China launches massive suicide survey after party officials’ deaths during graft crackdown

President Xi Jinping is targeting corruption in state enterprises. Photo: Reuters

The Chinese Communist Party has launched a massive suicide investigation, asking cadres across the nation to uncover “unnatural deaths” in the two years that President Xi Jinping has implemented his corruption crackdown.

The party put out notices on government websites asking officials to report about such deaths – which by definition include murders, accidents and executions, but by the party’s instructions are more focused on those that have been deemed suicides between December 2012 and last year.

The period coincides with the anti-graft drive launched by President Xi Jinping soon after he became general secretary of the party in late 2012. The cleaning-up of party rot, which includes the People’s Liberation Army, has resulted in around 200,000 officials being disciplined.

“There’s a growing number of official suicide cases reported over the past two years as the anti-corruption campaign intensified,” said Zhang Ming, a political science professor at Renmin University in Beijing.

Zhang said those officials driven to suicide could possibly be protecting their superiors or family members from the agony of a corruption investigation.

Under the suicide investigation, cadres are instructed to fill in forms, printed with eight-column charts, including the name, sex, rank and work unit of the deceased, along with the time and cause of death.

They are instructed to choose among a list of options to describe the location, method of death of the suicides and whether the deceased were under corruption investigation at the time of death, along with the status of the investigation when the death occurred.
The survey is more focused on the deaths that have been deemed suicides.
The survey is more focused on the deaths that have been deemed suicides.

The survey lists causes of death such as hanging, drowning, jumping under a train, leaping off a building and wrist-cutting.

Officials must also fill out a section that lists the “reasons for suicide”, including involvement in illegal activities, psychological disorders, work pressure and family disputes.

The paper also lists possible locations for the deaths including office building, house of detention, bridge and the discipline inspection office. The discipline inspection office is a unit of China’s graf watchdog.

The party’s latest move could be a step in compiling statistics on suicides in government. There are no publicly available official figures for the phenomenon, apart from media reports of such cases.

The South China Morning Post reported in November that the deputy commissar of the navy, Vice-Admiral Ma Faxiang, was believed to have committed suicide less than three months after another senior officer fell from a building at a naval complex in Beijing.

Early this month, Yang Weize, former party secretary of coastal city of Nanjing, was reported attempting to jump from the window of his office building when approached by discipline inspection officials.

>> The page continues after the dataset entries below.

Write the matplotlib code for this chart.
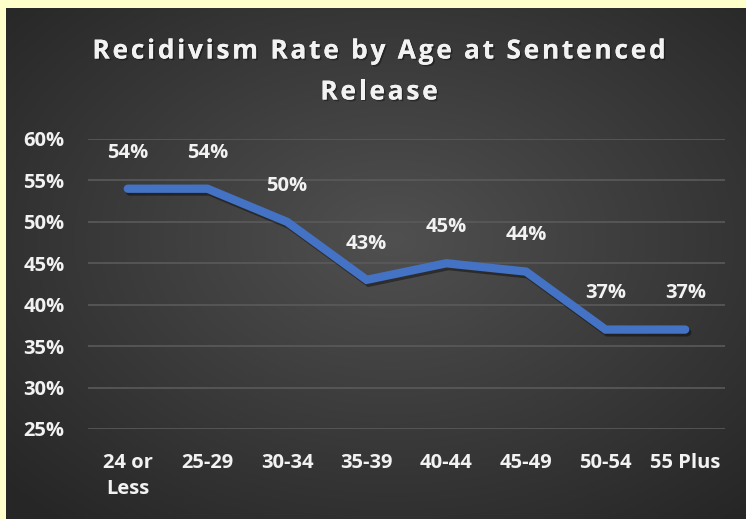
import numpy as np
import matplotlib
matplotlib.use("Agg")
import matplotlib.pyplot as plt
import matplotlib.patheffects as pe
from matplotlib import font_manager
from matplotlib.ft2font import FT2Font, LoadFlags

categories = ["24 or\nLess", "25-29", "30-34", "35-39", "40-44", "45-49", "50-54", "55 Plus"]
rates = [54, 54, 50, 43, 45, 44, 37, 37]
yticks = [25, 30, 35, 40, 45, 50, 55, 60]
title_lines = ["Recidivism Rate by Age at Sentenced", "Release"]

W, H = 746, 519
fig = plt.figure(figsize=(W / 100, H / 100), dpi=100)
fig.patch.set_facecolor("#FFFFCC")

# background panel with radial gradient
bg = fig.add_axes([6 / W, 0, (W - 6) / W, (H - 8) / H])
bg.set_axis_off()
ny, nx = 256, 372
yy, xx = np.mgrid[0:ny, 0:nx]
cx, cy = nx * 0.52, ny * 0.45
r = np.sqrt(((xx - cx) / nx) ** 2 + ((yy - cy) / ny) ** 2) / 0.72
r = np.clip(r, 0, 1)
c0, c1 = 0x50 / 255, 0x26 / 255
val = c0 + (c1 - c0) * r
img = np.dstack([val, val, val])
bg.imshow(img, aspect="auto", extent=[0, 1, 0, 1], interpolation="bilinear")
bg.set_xlim(0, 1)
bg.set_ylim(0, 1)

font = "Open Sans"
txtc = "#F2F2F2"

ax = fig.add_axes([88 / W, 1 - 429 / H, (725 - 88) / W, (429 - 139) / H])
ax.patch.set_alpha(0)
x = np.arange(len(categories))
ax.plot(x, rates, color="#4472C4", lw=6, solid_capstyle="round", solid_joinstyle="miter",
        path_effects=[pe.SimpleLineShadow(offset=(1.5, -2), alpha=0.4, shadow_color="black"), pe.Normal()],
        zorder=3)
for xi, v in zip(x, rates):
    ax.annotate(f"{v}%", (xi, v), xytext=(0, 26), textcoords="offset points",
                ha="center", va="center", color=txtc, fontsize=14.5,
                fontweight="bold", family=font, zorder=4)

ax.set_xlim(-0.5, len(categories) - 0.5)
ax.set_ylim(25, 60)
ax.set_yticks(yticks)
ax.set_yticklabels([f"{t}%" for t in yticks])
ax.set_xticks(x)
ax.set_xticklabels(categories)
ax.grid(axis="y", color="#5A5A5A", lw=1.2)
ax.set_axisbelow(True)
for s in ax.spines.values():
    s.set_visible(False)
ax.tick_params(axis="both", length=0, colors=txtc, labelsize=14.5)
ax.tick_params(axis="y", pad=17)
ax.tick_params(axis="x", pad=17)
for lab in ax.get_xticklabels() + ax.get_yticklabels():
    lab.set_fontweight("bold")
    lab.set_family(font)
    lab.set_color(txtc)
    lab.set_linespacing(1.4)
for lab in ax.get_yticklabels():
    lab.set_horizontalalignment("right")

# title with letter spacing
tsize = 19
spacing = 2.7  # px between characters
fpath = font_manager.findfont(font_manager.FontProperties(family=font, weight="bold"))
ft = FT2Font(fpath)
ft.set_size(tsize, 100)


def advance(ch):
    g = ft.load_char(ord(ch), flags=LoadFlags.NO_HINTING)
    return g.linearHoriAdvance / 65536.0


title_center = 379
baselines = [58.5, 99.5]
shadow = [pe.withSimplePatchShadow(offset=(1.2, -1.2), shadow_rgbFace="black", alpha=0.35), pe.Normal()]
for line, base in zip(title_lines, baselines):
    advs = [advance(c) for c in line]
    total = sum(advs) + spacing * (len(line) - 1)
    pos = title_center - total / 2
    for c, a in zip(line, advs):
        if c != " ":
            fig.text((pos + a / 2) / W, 1 - base / H, c, ha="center", va="baseline",
                     color=txtc, fontsize=tsize, fontweight="bold", family=font,
                     path_effects=shadow)
        pos += a + spacing

fig.savefig("out.png", dpi=100, facecolor=fig.get_facecolor())
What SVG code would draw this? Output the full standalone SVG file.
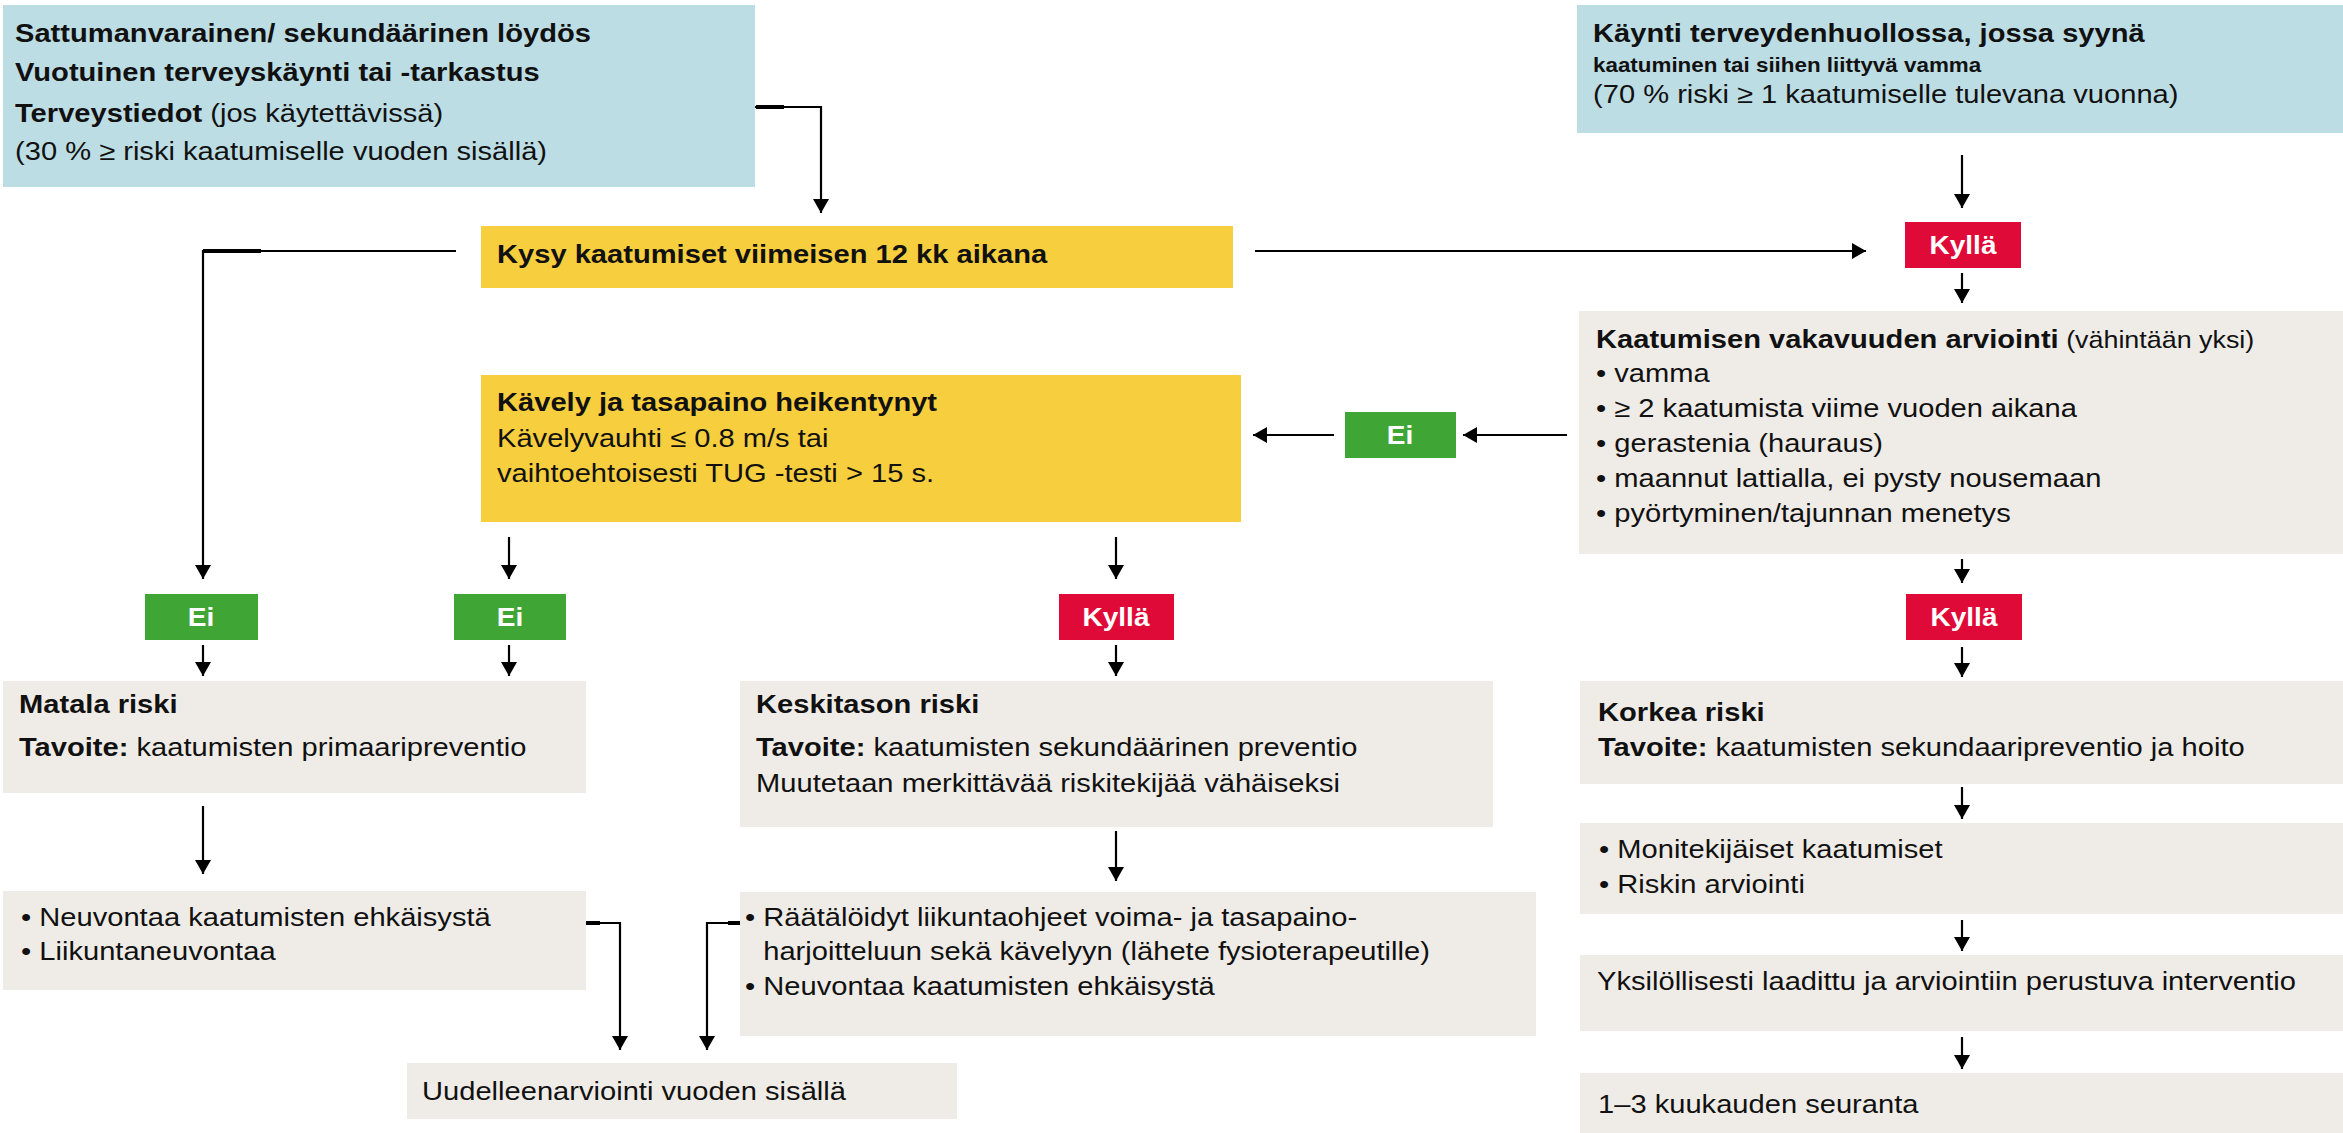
<svg xmlns="http://www.w3.org/2000/svg" width="2343" height="1133" viewBox="0 0 2343 1133">
<style>
.t{font-family:"Liberation Sans",Arial,Helvetica,sans-serif;font-size:26px;fill:#111}
.b{font-weight:bold}
.sm{font-size:24px}
.xs{font-size:20px}
.lbl{font-family:"Liberation Sans",Arial,Helvetica,sans-serif;font-size:25px;font-weight:bold;fill:#fff;text-anchor:middle}
.blue{fill:#BDDDE4}
.yel{fill:#F6CE3E}
.gray{fill:#EFECE7}
.grn{fill:#3FA535}
.red{fill:#E00A38}
.c{fill:none;stroke:#000;stroke-width:2.2}
.stub{fill:none;stroke:#000;stroke-width:4}
</style>
<defs>
<marker id="ah" markerUnits="userSpaceOnUse" viewBox="0 0 14 16" refX="14" refY="8" markerWidth="14" markerHeight="16" orient="auto">
<path d="M0,0 L14,8 L0,16 Z" fill="#000"/>
</marker>
</defs>
<rect width="2343" height="1133" fill="#fff"/>

<g id="connectors">
<polyline class="c" points="755,107 821,107 821,213" marker-end="url(#ah)"/>
<polyline class="c" points="456,251 203,251 203,579" marker-end="url(#ah)"/>
<line class="c" x1="1255" y1="251" x2="1866" y2="251" marker-end="url(#ah)"/>
<line class="c" x1="1962" y1="155" x2="1962" y2="208" marker-end="url(#ah)"/>
<line class="c" x1="1962" y1="273" x2="1962" y2="303" marker-end="url(#ah)"/>
<line class="c" x1="1567" y1="435" x2="1463" y2="435" marker-end="url(#ah)"/>
<line class="c" x1="1334" y1="435" x2="1253" y2="435" marker-end="url(#ah)"/>
<line class="c" x1="509" y1="537" x2="509" y2="579" marker-end="url(#ah)"/>
<line class="c" x1="1116" y1="537" x2="1116" y2="579" marker-end="url(#ah)"/>
<line class="c" x1="1962" y1="559" x2="1962" y2="583" marker-end="url(#ah)"/>
<line class="c" x1="203" y1="645" x2="203" y2="676" marker-end="url(#ah)"/>
<line class="c" x1="509" y1="645" x2="509" y2="676" marker-end="url(#ah)"/>
<line class="c" x1="1116" y1="645" x2="1116" y2="676" marker-end="url(#ah)"/>
<line class="c" x1="1962" y1="647" x2="1962" y2="677" marker-end="url(#ah)"/>
<line class="c" x1="203" y1="806" x2="203" y2="874" marker-end="url(#ah)"/>
<line class="c" x1="1116" y1="831" x2="1116" y2="881" marker-end="url(#ah)"/>
<line class="c" x1="1962" y1="787" x2="1962" y2="819" marker-end="url(#ah)"/>
<line class="c" x1="1962" y1="920" x2="1962" y2="951" marker-end="url(#ah)"/>
<line class="c" x1="1962" y1="1037" x2="1962" y2="1069" marker-end="url(#ah)"/>
<polyline class="c" points="586,923 620,923 620,1050" marker-end="url(#ah)"/>
<polyline class="c" points="740,923 707,923 707,1050" marker-end="url(#ah)"/>
<line class="stub" x1="756" y1="107" x2="784" y2="107"/>
<line class="stub" x1="203" y1="251" x2="261" y2="251"/>
<line class="stub" x1="586" y1="923" x2="600" y2="923"/>
<line class="stub" x1="728" y1="923" x2="740" y2="923"/>
</g>

<g id="n-sattuma">
<rect class="blue" x="3" y="5" width="752" height="182"/>
<text class="t" transform="translate(15 0) scale(1.12 1)">
<tspan x="0" y="42" class="b">Sattumanvarainen/ sekundäärinen löydös</tspan>
<tspan x="0" y="81" class="b">Vuotuinen terveyskäynti tai -tarkastus</tspan>
<tspan x="0" y="122"><tspan class="b">Terveystiedot</tspan> (jos käytettävissä)</tspan>
<tspan x="0" y="160">(30 % ≥ riski kaatumiselle vuoden sisällä)</tspan>
</text>
</g>

<g id="n-kaynti">
<rect class="blue" x="1577" y="5" width="766" height="128"/>
<text class="t" transform="translate(1593 0) scale(1.12 1)">
<tspan x="0" y="42" class="b">Käynti terveydenhuollossa, jossa syynä</tspan>
<tspan x="0" y="72" class="b xs">kaatuminen tai siihen liittyvä vamma</tspan>
<tspan x="0" y="103">(70 % riski ≥ 1 kaatumiselle tulevana vuonna)</tspan>
</text>
</g>

<g id="n-kysy">
<rect class="yel" x="481" y="226" width="752" height="62"/>
<text class="t b" transform="translate(497 0) scale(1.12 1)"><tspan x="0" y="263">Kysy kaatumiset viimeisen 12 kk aikana</tspan></text>
</g>

<g id="n-kylla-top">
<rect class="red" x="1905" y="222" width="116" height="46"/>
<text class="lbl" transform="translate(1963 0) scale(1.12 1)"><tspan x="0" y="254">Kyllä</tspan></text>
</g>

<g id="n-kavely">
<rect class="yel" x="481" y="375" width="760" height="147"/>
<text class="t" transform="translate(497 0) scale(1.12 1)">
<tspan x="0" y="411" class="b">Kävely ja tasapaino heikentynyt</tspan>
<tspan x="0" y="447">Kävelyvauhti ≤ 0.8 m/s tai</tspan>
<tspan x="0" y="482">vaihtoehtoisesti TUG -testi &gt; 15 s.</tspan>
</text>
</g>

<g id="n-ei-mid">
<rect class="grn" x="1345" y="412" width="111" height="46"/>
<text class="lbl" transform="translate(1400 0) scale(1.12 1)"><tspan x="0" y="444">Ei</tspan></text>
</g>

<g id="n-vakavuus">
<rect class="gray" x="1579" y="311" width="764" height="243"/>
<text class="t" transform="translate(1596 0) scale(1.12 1)">
<tspan x="0" y="348"><tspan class="b">Kaatumisen vakavuuden arviointi</tspan><tspan class="sm"> (vähintään yksi)</tspan></tspan>
<tspan x="0" y="382">• vamma</tspan>
<tspan x="0" y="417">• ≥ 2 kaatumista viime vuoden aikana</tspan>
<tspan x="0" y="452">• gerastenia (hauraus)</tspan>
<tspan x="0" y="487">• maannut lattialla, ei pysty nousemaan</tspan>
<tspan x="0" y="522">• pyörtyminen/tajunnan menetys</tspan>
</text>
</g>

<g id="n-ei-1">
<rect class="grn" x="145" y="594" width="113" height="46"/>
<text class="lbl" transform="translate(201 0) scale(1.12 1)"><tspan x="0" y="626">Ei</tspan></text>
</g>

<g id="n-ei-2">
<rect class="grn" x="454" y="594" width="112" height="46"/>
<text class="lbl" transform="translate(510 0) scale(1.12 1)"><tspan x="0" y="626">Ei</tspan></text>
</g>

<g id="n-kylla-mid">
<rect class="red" x="1059" y="594" width="115" height="46"/>
<text class="lbl" transform="translate(1116 0) scale(1.12 1)"><tspan x="0" y="626">Kyllä</tspan></text>
</g>

<g id="n-kylla-right">
<rect class="red" x="1906" y="594" width="116" height="46"/>
<text class="lbl" transform="translate(1964 0) scale(1.12 1)"><tspan x="0" y="626">Kyllä</tspan></text>
</g>

<g id="n-matala">
<rect class="gray" x="3" y="681" width="583" height="112"/>
<text class="t" transform="translate(19 0) scale(1.12 1)">
<tspan x="0" y="713" class="b">Matala riski</tspan>
<tspan x="0" y="756"><tspan class="b">Tavoite:</tspan> kaatumisten primaaripreventio</tspan>
</text>
</g>

<g id="n-keskitaso">
<rect class="gray" x="740" y="681" width="753" height="146"/>
<text class="t" transform="translate(756 0) scale(1.12 1)">
<tspan x="0" y="713" class="b">Keskitason riski</tspan>
<tspan x="0" y="756"><tspan class="b">Tavoite:</tspan> kaatumisten sekundäärinen preventio</tspan>
<tspan x="0" y="792">Muutetaan merkittävää riskitekijää vähäiseksi</tspan>
</text>
</g>

<g id="n-korkea">
<rect class="gray" x="1580" y="681" width="763" height="103"/>
<text class="t" transform="translate(1598 0) scale(1.12 1)">
<tspan x="0" y="721" class="b">Korkea riski</tspan>
<tspan x="0" y="756"><tspan class="b">Tavoite:</tspan> kaatumisten sekundaaripreventio ja hoito</tspan>
</text>
</g>

<g id="n-neuvonta">
<rect class="gray" x="3" y="891" width="583" height="99"/>
<text class="t" transform="translate(21 0) scale(1.12 1)">
<tspan x="0" y="926">• Neuvontaa kaatumisten ehkäisystä</tspan>
<tspan x="0" y="960">• Liikuntaneuvontaa</tspan>
</text>
</g>

<g id="n-raataloidyt">
<rect class="gray" x="740" y="892" width="796" height="144"/>
<text class="t" transform="translate(745 0) scale(1.12 1)">
<tspan x="0" y="926">• Räätälöidyt liikuntaohjeet voima- ja tasapaino-</tspan>
<tspan x="16.3" y="960">harjoitteluun sekä kävelyyn (lähete fysioterapeutille)</tspan>
<tspan x="0" y="995">• Neuvontaa kaatumisten ehkäisystä</tspan>
</text>
</g>

<g id="n-uudelleen">
<rect class="gray" x="407" y="1063" width="550" height="56"/>
<text class="t" transform="translate(422 0) scale(1.12 1)"><tspan x="0" y="1100">Uudelleenarviointi vuoden sisällä</tspan></text>
</g>

<g id="n-monitekijaiset">
<rect class="gray" x="1580" y="823" width="763" height="91"/>
<text class="t" transform="translate(1599 0) scale(1.12 1)">
<tspan x="0" y="858">• Monitekijäiset kaatumiset</tspan>
<tspan x="0" y="893">• Riskin arviointi</tspan>
</text>
</g>

<g id="n-interventio">
<rect class="gray" x="1580" y="955" width="763" height="76"/>
<text class="t" transform="translate(1597 0) scale(1.12 1)"><tspan x="0" y="990">Yksilöllisesti laadittu ja arviointiin perustuva interventio</tspan></text>
</g>

<g id="n-seuranta">
<rect class="gray" x="1580" y="1073" width="763" height="60"/>
<text class="t" transform="translate(1598 0) scale(1.12 1)"><tspan x="0" y="1113">1–3 kuukauden seuranta</tspan></text>
</g>
</svg>
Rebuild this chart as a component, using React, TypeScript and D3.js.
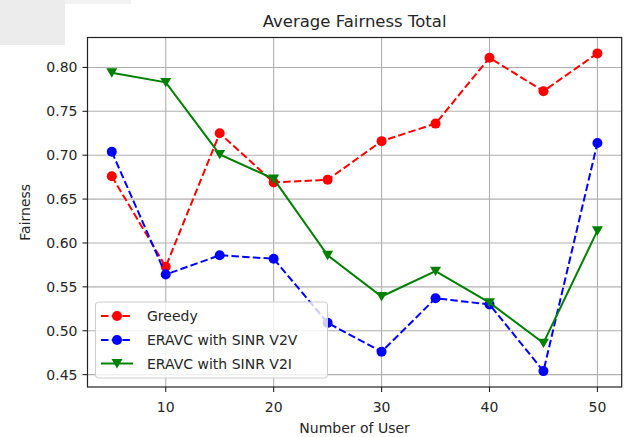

He was quickly subdued and had been placed under corruption investigation ever since.

The Sichuan-based corruption-watch biweekly Honesty Outlook, this month said at least 40 officials killed themselves last year – noticeably more than any other year in the past three decades.

Cpcnews.com, the Communist Party’s official news portal, earlier said corrupt officials resort to committing suicide in order to save their family members or interest group from continuing investigations.